Kaila é ativista e estudante de Psicologia na Faculdade UniCeub, em Brasília. Ela não esconde de ninguém a profissão, mas conta que a falta de uma regulamentação formal, ainda alimenta o preconceito.

“Eu já tive vários atritos com alunos da minha instituição, pelo tipo de trabalho que exerço. Já tive colegas que saíram da faculdade e vieram me insultar no meu ponto à noite, com questões relacionadas. Mas eu não me sinto constrangida”, diz.

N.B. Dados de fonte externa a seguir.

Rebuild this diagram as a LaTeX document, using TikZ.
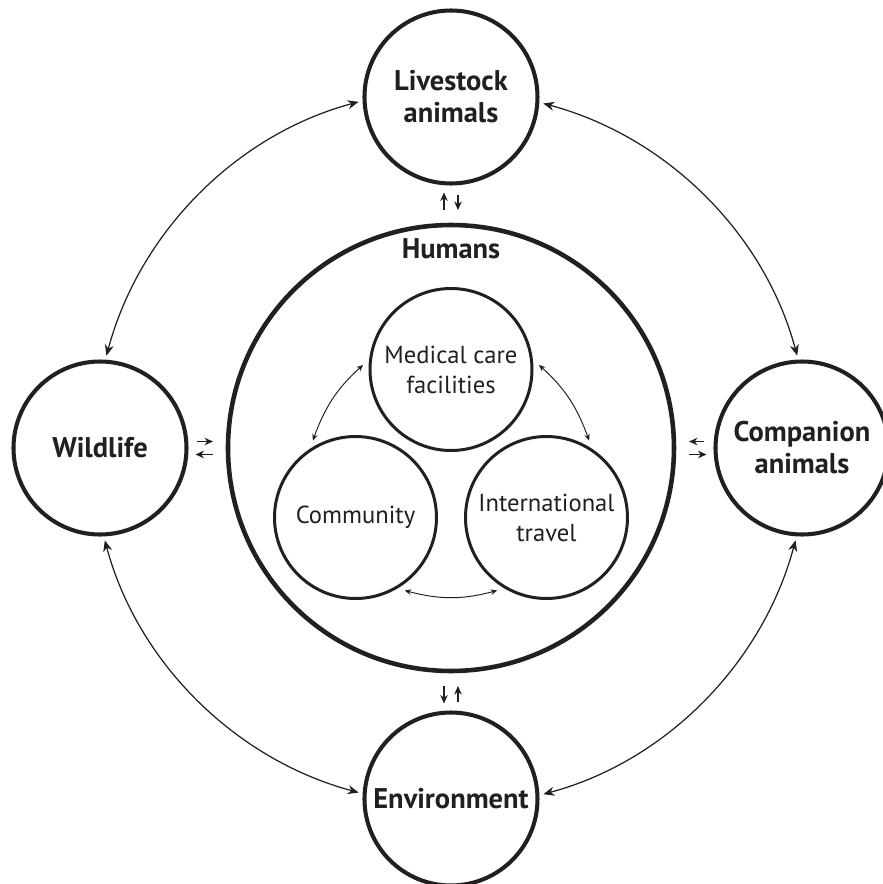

Indianara Siqueira é um dos maiores nomes do País quando o assunto é ativismo em relação aos direitos de prostitutas, feministas, transexuais e na prevenção do HIV/AIDS. Assim como Kaila e Daiane, ela foi uma das debatedoras do 21º ENTLAIDS - Encontro Nacional de Travestis e Transexuais, que aconteceu em Campo Grande no último final de semana. Um dos temas abordados no evento foi a regulamentação da prostituição.

Para a ativista, a quebra de estigmas quanto ao trabalho das prostitutas depende também de um melhor treinamento da policia. “Se a polícia fosse mas bem treinada, ia saber que a prostituição é declarada como ocupação legal. Que da mesma forma que uma pessoa que vai ao camelô e se vê no direito de não pagar, porque aquele é um trabalho informal, o cliente não pode dar o calote em uma prostituta”, explica.

Para ela, um dos grandes desafios e convencer as colegas a entenderem que têm direitos. “A prostituição carrega uma série de outros fatores de exclusão. Da travesti que é sempre mal vista, à mulher que por ser livre para escolhas é chamada de vadia ou puta. As prostitutas precisam entender que o que elas fazem é sim uma profissão para que, se necessário, irem a policia registrar um boletim de ocorrência com base nos seus direitos”, conclui.